There's no such thing as a moral victory for a team that's fighting for its playoff life. However, the Mavs hopped on their bus for the drive to Sacramento with their heads held high after somehow making it a one-possession game with a few minutes remaining despite Nowitzki and Deron Williams wearing warmups and watching from the bench, and Chandler Parsons viewing from home hours after undergoing season-ending knee surgery.

"If we're at full strength, I think we have the firepower to put up a fight," said center/forward David Lee, sporting the championship ring he received in a pregame ceremony before putting up 12 points, 9 rebounds and 6 assists in his Bay Area return. "They would obviously be the heavy favorites, and they'll be the heavy favorites against anybody they play not named the San Antonio Spurs."

One minor problem for the Mavs: They'd have to figure out a way to stop the Splash Brothers, who have combined to average 71.5 points in the Warriors' two wins over Dallas in the last week.

Thompson had a terrible performance in Golden State's December loss in Dallas. Since then, he has torched the Mavs for three of his highest-scoring games of the season, putting up 45, 40 and 39 points.
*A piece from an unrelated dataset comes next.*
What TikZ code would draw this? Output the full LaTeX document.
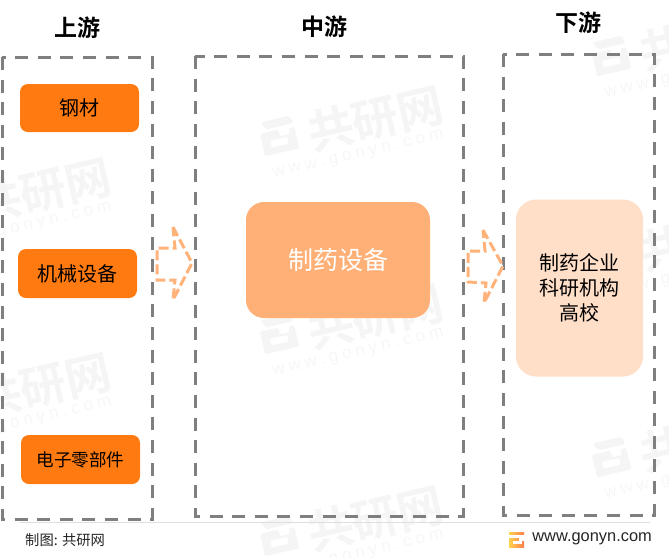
\documentclass[tikz,border=0pt]{standalone}
\usepackage{fontspec}
\setmainfont{Noto Sans CJK SC}
\newfontfamily\cjkbold{Noto Sans CJK SC Bold}
\newfontfamily\latinfont{Liberation Sans}
\newfontfamily\wmlatin[LetterSpace=25]{Liberation Sans}
\definecolor{orangeA}{HTML}{FF7A10}
\definecolor{orangeB}{HTML}{FFB077}
\definecolor{orangeC}{HTML}{FFDFC8}
\definecolor{dashgray}{HTML}{7F7F7F}
\definecolor{arrowc}{HTML}{FFB27A}
\definecolor{wmc}{HTML}{F5F5F5}
\definecolor{wmd}{HTML}{F7F7F7}
\tikzset{
  x=1pt,y=-1pt,
  heading/.style={font=\cjkbold\fontsize{23}{23}\selectfont,text=black,inner sep=0pt},
  stage/.style={draw=dashgray,line width=3pt,dash pattern=on 13pt off 9.6pt},
  srcbox/.style={fill=orangeA,rounded corners=8pt,font=\fontsize{20}{20}\selectfont,text=black,inner sep=0pt},
  flowarrow/.style={draw=arrowc,line width=3pt,dash pattern=on 10pt off 4pt,fill=white},
  wmtext/.style={inner sep=0pt,transform shape},
}
\newcommand{\wmark}[2]{%
  \begin{scope}[shift={(#1,#2)},rotate=13]
    \fill[wmc,rounded corners=2pt] (-88,-26) -- (-58,-26) -- (-56,-18) -- (-84,-18) -- cycle;
    \fill[wmc,rounded corners=2pt,even odd rule] (-91,-15) -- (-72,-15) -- (-72,-8) -- (-62,-8) -- (-62,-14) -- (-56,-14) -- (-56,8) -- (-91,8) -- cycle (-83,-6) rectangle (-65,1);
    \node[wmtext,text=wmc,font=\cjkbold\fontsize{46}{46}\selectfont] at (25,-4) {共研网};
    \node[wmtext,text=wmd,font=\wmlatin\fontsize{17}{17}\selectfont] at (0,28) {www.gonyn.com};
  \end{scope}}
\begin{document}
\begin{tikzpicture}
\useasboundingbox (0,0) rectangle (669,557);
\fill[white] (0,0) rectangle (669,557);
% watermarks
\begin{scope}
\clip (0,0) rectangle (669,557);
\wmark{352}{128}
\wmark{20}{200}
\wmark{684}{48}
\wmark{352}{326}
\wmark{684}{248}
\wmark{20}{395}
\wmark{352}{528}
\wmark{684}{449}
\end{scope}
% stages
\draw[stage] (2,57) rectangle (152,519);
\draw[stage] (195,56) rectangle (463,516);
\draw[stage] (503,54) rectangle (654,515);
% headings
\node[heading] (h1) at (77,28) {上游};
\node[heading] (h2) at (324,27) {中游};
\node[heading] (h3) at (578,23) {下游};
% boxes
\node[srcbox,minimum width=119pt,minimum height=48pt] (a) at (79.5,108) {钢材};
\node[srcbox,minimum width=119pt,minimum height=49pt] (b) at (77.5,273.5) {机械设备};
\node[srcbox,minimum width=119pt,minimum height=49pt,font=\fontsize{17.6}{17.6}\selectfont] (c) at (80.5,459.5) {电子零部件};
\node[fill=orangeB,rounded corners=18pt,minimum width=184pt,minimum height=116pt,text=white,font=\fontsize{25}{25}\selectfont,inner sep=0pt] (d) at (338,260) {制药设备};
\node[fill=orangeC,rounded corners=20pt,minimum width=127pt,minimum height=177pt,align=center,text=black,font=\fontsize{20}{25}\selectfont,inner sep=0pt] (e) at (579.5,288) {制药企业\\科研机构\\高校};
% flow arrows
\draw[flowarrow] (173,227) -- (192,263) -- (173,300) -- (175,280) -- (157,280) -- (157,248) -- (175,248) -- cycle;
\draw[flowarrow] (483,230) -- (503,266) -- (484,303) -- (486,283) -- (468,282) -- (468,251) -- (485,251) -- cycle;
% footer
\coordinate (r1) at (20,522);
\coordinate (r2) at (650,522);
\draw[draw=gray!25,line width=0.8pt] (r1) -- (r2);
\node[anchor=west,inner sep=0pt,font=\fontsize{14.3}{14.3}\selectfont,text=black!85] (src) at (25,540) {制图: 共研网};
% logo
\shade[left color=orange!50!yellow!70,right color=red!45!orange!70] (509,532) rectangle (524,547);
\fill[white] (508,535) rectangle (525,538);
\fill[white] (513,540.5) rectangle (522,543.5);
\fill[white] (519,538) rectangle (525,541);
\node[anchor=east,inner sep=0pt,font=\latinfont\fontsize{16.4}{16.4}\selectfont,text=black!85] (url) at (652,539) {www.gonyn.com};
\end{tikzpicture}
\end{document}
Curry was a triple-double threat in the last two meetings with the Mavs, following up a 31-9-10 line with a 33-8-8 night.
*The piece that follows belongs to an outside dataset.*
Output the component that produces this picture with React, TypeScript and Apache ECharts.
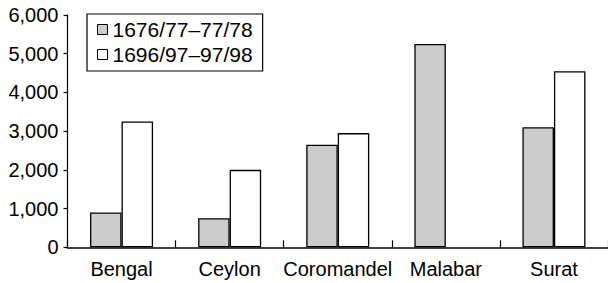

And the best-shooting backcourt in league history was the primary reason the Warriors, who broke the NBA record for most 3-pointers made in a season, swished a total of 43 treys in those two wins.

No wonder Carlisle would much rather focus on the task at hand than worrying about how the Mavs might fare against the Warriors in the first round.
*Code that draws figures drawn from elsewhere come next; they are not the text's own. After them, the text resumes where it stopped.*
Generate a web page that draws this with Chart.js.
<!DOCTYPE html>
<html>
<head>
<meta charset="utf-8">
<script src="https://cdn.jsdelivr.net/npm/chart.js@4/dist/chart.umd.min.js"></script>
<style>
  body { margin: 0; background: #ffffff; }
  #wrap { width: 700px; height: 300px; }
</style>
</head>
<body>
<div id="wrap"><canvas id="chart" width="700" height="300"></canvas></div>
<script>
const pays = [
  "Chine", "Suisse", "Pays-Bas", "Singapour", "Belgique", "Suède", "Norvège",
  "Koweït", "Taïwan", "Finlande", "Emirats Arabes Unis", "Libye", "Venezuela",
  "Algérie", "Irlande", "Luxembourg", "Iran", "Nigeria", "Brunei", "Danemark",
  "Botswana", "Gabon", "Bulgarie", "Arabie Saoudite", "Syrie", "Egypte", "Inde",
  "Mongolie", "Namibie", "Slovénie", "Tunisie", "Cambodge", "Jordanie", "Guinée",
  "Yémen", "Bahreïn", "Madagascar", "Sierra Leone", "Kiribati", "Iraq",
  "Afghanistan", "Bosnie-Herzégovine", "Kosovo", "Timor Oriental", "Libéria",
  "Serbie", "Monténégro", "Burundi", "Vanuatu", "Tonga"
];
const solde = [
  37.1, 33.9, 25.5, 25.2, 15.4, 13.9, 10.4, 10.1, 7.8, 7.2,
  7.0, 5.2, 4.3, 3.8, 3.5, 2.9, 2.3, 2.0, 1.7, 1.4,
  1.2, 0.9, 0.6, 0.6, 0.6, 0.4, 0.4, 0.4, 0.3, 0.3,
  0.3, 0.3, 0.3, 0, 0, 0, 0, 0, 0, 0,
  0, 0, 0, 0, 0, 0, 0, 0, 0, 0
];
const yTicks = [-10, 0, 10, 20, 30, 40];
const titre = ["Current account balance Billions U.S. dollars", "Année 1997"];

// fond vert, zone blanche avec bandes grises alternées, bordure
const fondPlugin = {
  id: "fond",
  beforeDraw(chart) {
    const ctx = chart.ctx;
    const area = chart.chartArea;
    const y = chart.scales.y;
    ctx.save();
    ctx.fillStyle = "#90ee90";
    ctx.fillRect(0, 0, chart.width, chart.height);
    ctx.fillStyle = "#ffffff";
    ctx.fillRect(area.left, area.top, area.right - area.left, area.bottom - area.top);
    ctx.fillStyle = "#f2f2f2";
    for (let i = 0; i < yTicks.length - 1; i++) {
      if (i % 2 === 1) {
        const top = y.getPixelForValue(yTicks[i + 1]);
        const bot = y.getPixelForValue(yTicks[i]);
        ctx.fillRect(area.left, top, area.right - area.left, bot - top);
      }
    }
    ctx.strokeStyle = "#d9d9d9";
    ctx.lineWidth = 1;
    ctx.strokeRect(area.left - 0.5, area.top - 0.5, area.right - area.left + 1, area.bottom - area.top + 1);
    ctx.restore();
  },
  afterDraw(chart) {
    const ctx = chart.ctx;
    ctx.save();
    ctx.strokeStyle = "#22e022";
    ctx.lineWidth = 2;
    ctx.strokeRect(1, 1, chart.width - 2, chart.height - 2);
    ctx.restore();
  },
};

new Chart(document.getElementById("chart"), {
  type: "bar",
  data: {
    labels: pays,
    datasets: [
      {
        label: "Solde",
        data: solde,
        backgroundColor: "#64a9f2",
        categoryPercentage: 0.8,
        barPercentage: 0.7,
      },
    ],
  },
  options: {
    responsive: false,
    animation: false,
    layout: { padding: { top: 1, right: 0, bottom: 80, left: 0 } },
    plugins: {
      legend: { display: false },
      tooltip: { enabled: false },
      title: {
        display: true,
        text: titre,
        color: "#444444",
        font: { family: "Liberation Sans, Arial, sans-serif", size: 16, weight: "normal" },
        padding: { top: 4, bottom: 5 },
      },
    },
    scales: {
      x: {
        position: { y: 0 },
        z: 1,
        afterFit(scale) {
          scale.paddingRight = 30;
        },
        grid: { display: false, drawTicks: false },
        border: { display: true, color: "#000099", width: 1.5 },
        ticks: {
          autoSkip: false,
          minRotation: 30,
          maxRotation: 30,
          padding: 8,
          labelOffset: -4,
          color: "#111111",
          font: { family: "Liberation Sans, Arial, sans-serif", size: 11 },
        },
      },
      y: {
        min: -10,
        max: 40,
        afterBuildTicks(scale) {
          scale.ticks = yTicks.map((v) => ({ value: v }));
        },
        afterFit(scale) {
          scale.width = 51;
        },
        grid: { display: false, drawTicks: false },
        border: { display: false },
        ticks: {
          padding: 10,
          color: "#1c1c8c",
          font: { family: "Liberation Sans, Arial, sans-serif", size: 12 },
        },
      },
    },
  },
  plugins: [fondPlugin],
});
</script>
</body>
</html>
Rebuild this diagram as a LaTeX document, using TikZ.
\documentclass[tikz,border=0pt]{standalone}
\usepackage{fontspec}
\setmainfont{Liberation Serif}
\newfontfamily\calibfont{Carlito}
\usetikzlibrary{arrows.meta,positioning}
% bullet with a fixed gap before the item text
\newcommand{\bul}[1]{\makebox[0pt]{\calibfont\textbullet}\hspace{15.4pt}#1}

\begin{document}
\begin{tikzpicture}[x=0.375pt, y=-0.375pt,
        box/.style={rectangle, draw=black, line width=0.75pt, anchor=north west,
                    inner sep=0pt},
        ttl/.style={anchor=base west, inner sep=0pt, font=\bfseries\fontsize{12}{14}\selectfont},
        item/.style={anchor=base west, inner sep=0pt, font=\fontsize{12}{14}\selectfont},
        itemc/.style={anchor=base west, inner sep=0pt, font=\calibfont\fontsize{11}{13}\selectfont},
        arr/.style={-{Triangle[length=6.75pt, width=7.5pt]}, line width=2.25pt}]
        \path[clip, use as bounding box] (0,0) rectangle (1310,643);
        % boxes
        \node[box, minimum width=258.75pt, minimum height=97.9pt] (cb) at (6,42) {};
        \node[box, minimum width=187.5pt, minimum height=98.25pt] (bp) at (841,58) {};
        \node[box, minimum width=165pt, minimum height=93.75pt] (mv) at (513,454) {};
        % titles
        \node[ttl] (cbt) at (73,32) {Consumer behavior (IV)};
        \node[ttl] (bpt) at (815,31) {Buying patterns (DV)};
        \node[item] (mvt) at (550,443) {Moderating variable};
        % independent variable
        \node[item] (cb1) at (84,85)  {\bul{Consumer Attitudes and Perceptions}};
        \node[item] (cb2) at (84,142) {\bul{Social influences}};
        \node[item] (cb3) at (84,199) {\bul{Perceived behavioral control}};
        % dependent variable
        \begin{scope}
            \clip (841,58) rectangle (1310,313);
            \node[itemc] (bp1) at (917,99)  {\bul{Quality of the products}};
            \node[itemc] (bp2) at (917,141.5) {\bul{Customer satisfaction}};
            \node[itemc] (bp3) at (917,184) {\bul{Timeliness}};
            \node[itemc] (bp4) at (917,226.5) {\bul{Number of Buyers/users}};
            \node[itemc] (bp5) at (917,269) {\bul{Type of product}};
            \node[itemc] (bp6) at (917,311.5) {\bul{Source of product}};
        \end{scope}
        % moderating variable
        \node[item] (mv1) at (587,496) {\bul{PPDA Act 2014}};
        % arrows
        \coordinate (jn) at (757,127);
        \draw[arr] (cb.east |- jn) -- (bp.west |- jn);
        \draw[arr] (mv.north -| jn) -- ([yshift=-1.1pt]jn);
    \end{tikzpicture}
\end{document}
"You don't think about who you're gonna play," Carlisle said. "You've got to get to the playoffs. It's important to get to the playoffs. We've got to work to get there, and once we get there, we'll prepare for whoever it is. We've shown that we can compete with everybody in the league. The important thing now is getting there."

If the Mavs make it, their reward very well could be a chance to repay the Warriors, as slim as their odds would be.